Twitter revealed on Friday that it had implemented a limited-term shareholder rights plan, also known as a “poison pill”. It happened a day after billionaire Elon Musk proposed to buy the business for $43 billion.
The Twitter poison pill plan was unanimously approved by the board.
According to the new structure, if any person or organization obtains beneficial ownership of at least 15% of Twitter’s outstanding common stock without the board’s consent, other shareholders will be able to purchase additional shares at a discount under the new structure.
The plan will run out on April 14, 2023.
This is a common strategy to fend off a hostile takeover by diluting the stake of the entity eying the takeover.
“The Rights Plan will reduce the likelihood that any entity, person, or group gains control of Twitter through open market accumulation without paying all shareholders an appropriate control premium or without providing the Board sufficient time to make informed judgments and take actions that are in the best interests of shareholders,” the company said in a press release.
The rights plan, according to Twitter, would not prevent the board from accepting an acquisition bid if the board believes it is in the company’s and shareholders’ best interests.
Musk’s ambitions
According to a Securities and Exchange Commission report last week, Musk already owns more than 9% of Twitter. Musk’s ambitions to join the board of directors had become publicized shortly after his shareholding became public. Musk eventually changed his mind and decided not to join the board after all.
Musk could not have accumulated more than 14.9 percent beneficial ownership of the company’s outstanding common stock if he had joined.

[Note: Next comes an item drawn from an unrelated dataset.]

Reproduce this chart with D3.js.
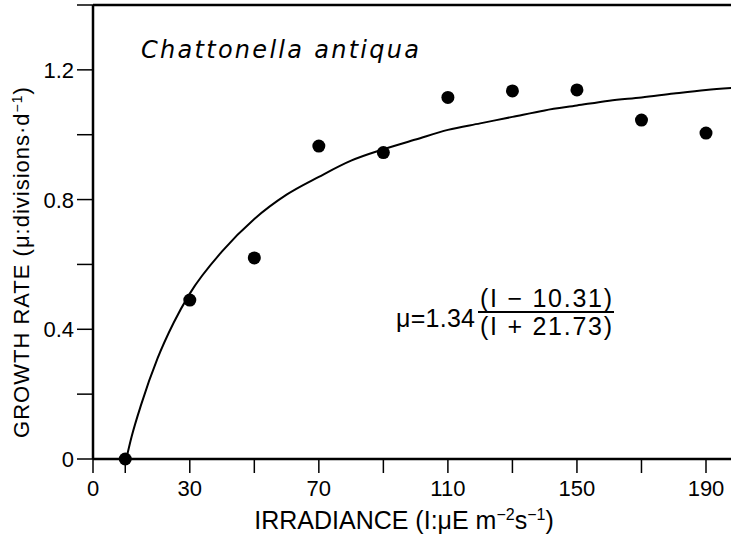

Bloomberg also reported on Friday, citing unidentified sources, that Twitter has hired JPMorgan to assist with its response to Musk’s proposal. Twitter had already partnered with Goldman Sachs, and Musk had previously partnered with Morgan Stanley.

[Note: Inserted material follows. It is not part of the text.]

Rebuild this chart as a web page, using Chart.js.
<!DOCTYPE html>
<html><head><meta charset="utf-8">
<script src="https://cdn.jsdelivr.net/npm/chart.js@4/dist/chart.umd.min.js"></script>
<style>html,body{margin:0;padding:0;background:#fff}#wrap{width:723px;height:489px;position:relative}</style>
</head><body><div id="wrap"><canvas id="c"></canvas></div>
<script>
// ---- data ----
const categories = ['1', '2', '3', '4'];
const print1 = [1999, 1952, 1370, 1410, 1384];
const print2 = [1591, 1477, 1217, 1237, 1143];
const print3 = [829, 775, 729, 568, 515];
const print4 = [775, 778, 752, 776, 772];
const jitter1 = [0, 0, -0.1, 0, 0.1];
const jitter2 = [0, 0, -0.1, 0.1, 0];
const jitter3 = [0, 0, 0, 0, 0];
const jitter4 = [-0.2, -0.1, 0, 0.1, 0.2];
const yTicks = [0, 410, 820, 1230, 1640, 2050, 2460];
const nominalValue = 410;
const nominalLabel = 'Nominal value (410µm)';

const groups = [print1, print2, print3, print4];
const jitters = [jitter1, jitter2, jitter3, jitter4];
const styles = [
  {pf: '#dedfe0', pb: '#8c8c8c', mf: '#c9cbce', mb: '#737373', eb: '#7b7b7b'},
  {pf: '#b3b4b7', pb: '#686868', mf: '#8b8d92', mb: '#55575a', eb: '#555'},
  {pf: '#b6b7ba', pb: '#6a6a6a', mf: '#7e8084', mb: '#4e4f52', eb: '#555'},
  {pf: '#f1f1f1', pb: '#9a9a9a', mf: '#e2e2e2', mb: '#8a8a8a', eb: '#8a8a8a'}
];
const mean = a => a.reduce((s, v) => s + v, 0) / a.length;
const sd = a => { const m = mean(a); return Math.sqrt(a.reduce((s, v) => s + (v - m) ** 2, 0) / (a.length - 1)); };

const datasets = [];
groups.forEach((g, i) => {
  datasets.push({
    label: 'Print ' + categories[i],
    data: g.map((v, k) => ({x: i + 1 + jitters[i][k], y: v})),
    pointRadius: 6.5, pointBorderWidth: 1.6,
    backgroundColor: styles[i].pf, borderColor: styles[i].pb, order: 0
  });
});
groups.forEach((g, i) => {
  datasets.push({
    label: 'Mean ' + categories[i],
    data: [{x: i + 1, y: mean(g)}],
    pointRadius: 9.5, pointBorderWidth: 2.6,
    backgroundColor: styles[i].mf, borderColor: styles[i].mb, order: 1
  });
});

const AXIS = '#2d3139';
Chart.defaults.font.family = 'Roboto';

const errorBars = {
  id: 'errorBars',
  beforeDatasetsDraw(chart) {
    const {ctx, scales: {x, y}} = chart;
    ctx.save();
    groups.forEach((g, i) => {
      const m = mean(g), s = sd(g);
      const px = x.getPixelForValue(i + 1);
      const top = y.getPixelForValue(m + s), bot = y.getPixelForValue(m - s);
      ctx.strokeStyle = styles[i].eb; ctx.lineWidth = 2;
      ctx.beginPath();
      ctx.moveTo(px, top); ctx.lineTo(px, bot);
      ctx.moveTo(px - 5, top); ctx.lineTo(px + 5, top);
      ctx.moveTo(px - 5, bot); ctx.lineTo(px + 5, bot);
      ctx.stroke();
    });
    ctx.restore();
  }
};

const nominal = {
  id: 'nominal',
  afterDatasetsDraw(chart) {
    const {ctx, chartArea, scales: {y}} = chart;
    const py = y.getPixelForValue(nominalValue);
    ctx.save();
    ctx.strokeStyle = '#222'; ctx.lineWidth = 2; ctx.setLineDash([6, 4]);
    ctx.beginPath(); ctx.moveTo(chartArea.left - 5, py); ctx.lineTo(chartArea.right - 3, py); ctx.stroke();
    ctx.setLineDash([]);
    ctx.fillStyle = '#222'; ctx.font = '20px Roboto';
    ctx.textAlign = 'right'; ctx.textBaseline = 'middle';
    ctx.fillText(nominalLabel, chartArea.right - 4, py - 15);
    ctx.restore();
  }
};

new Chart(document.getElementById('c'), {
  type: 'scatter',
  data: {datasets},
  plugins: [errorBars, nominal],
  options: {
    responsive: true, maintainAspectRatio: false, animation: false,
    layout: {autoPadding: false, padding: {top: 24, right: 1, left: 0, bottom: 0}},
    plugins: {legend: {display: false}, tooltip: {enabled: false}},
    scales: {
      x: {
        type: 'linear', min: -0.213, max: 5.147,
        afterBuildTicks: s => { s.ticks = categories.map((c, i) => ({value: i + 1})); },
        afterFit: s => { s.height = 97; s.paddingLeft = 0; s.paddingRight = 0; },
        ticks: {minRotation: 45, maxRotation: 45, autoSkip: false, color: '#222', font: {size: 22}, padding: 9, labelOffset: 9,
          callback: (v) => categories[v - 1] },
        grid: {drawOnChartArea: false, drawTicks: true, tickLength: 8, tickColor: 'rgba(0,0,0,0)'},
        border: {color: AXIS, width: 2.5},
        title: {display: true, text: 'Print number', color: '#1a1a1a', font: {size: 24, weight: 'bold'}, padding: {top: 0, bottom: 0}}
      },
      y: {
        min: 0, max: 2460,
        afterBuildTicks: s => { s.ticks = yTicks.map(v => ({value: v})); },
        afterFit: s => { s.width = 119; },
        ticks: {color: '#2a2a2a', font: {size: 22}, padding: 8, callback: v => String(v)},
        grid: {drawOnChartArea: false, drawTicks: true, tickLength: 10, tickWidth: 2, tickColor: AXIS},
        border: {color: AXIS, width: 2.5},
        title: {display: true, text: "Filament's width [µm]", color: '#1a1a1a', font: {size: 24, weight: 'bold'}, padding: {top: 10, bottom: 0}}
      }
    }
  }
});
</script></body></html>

Twitter was also courting interest from Thoma Bravo, according to several newspapers including The New York Post. However, it’s still unclear whether a deal will materialize according to individuals who talked to Reuters.
JPMorgan has a history with Musk; having sued the business in 2018 over a tweet in which he said he had “funding secured” to take the company private. Tesla eventually filed a countersuit against the bank.
Twitter, JPMorgan, and Thoma Bravo all declined to comment.
Twitter is always “on sale”
Musk spelled out his vision in a live-streamed interview at the TED2022 conference in Vancouver on Thursday. He will make Twitter’s algorithms more publicly available and restrict content control.
He also admitted that he’s “not sure” if he’ll be able to buy Twitter. But that he has “sufficient assets” to pay the deal if it’s accepted. Despite his wealth, Musk has a big portion of his assets invested in equity in his firms, notably Tesla. It means he’d have to liquidate or borrow against his holdings to raise a large sum.
If Musk’s initial bid to buy the firm and take it private, which he calls his “best and final,” doesn’t get the greens signal, he indicated “there is” a Plan B. In the TED interview, he declined to share any additional information.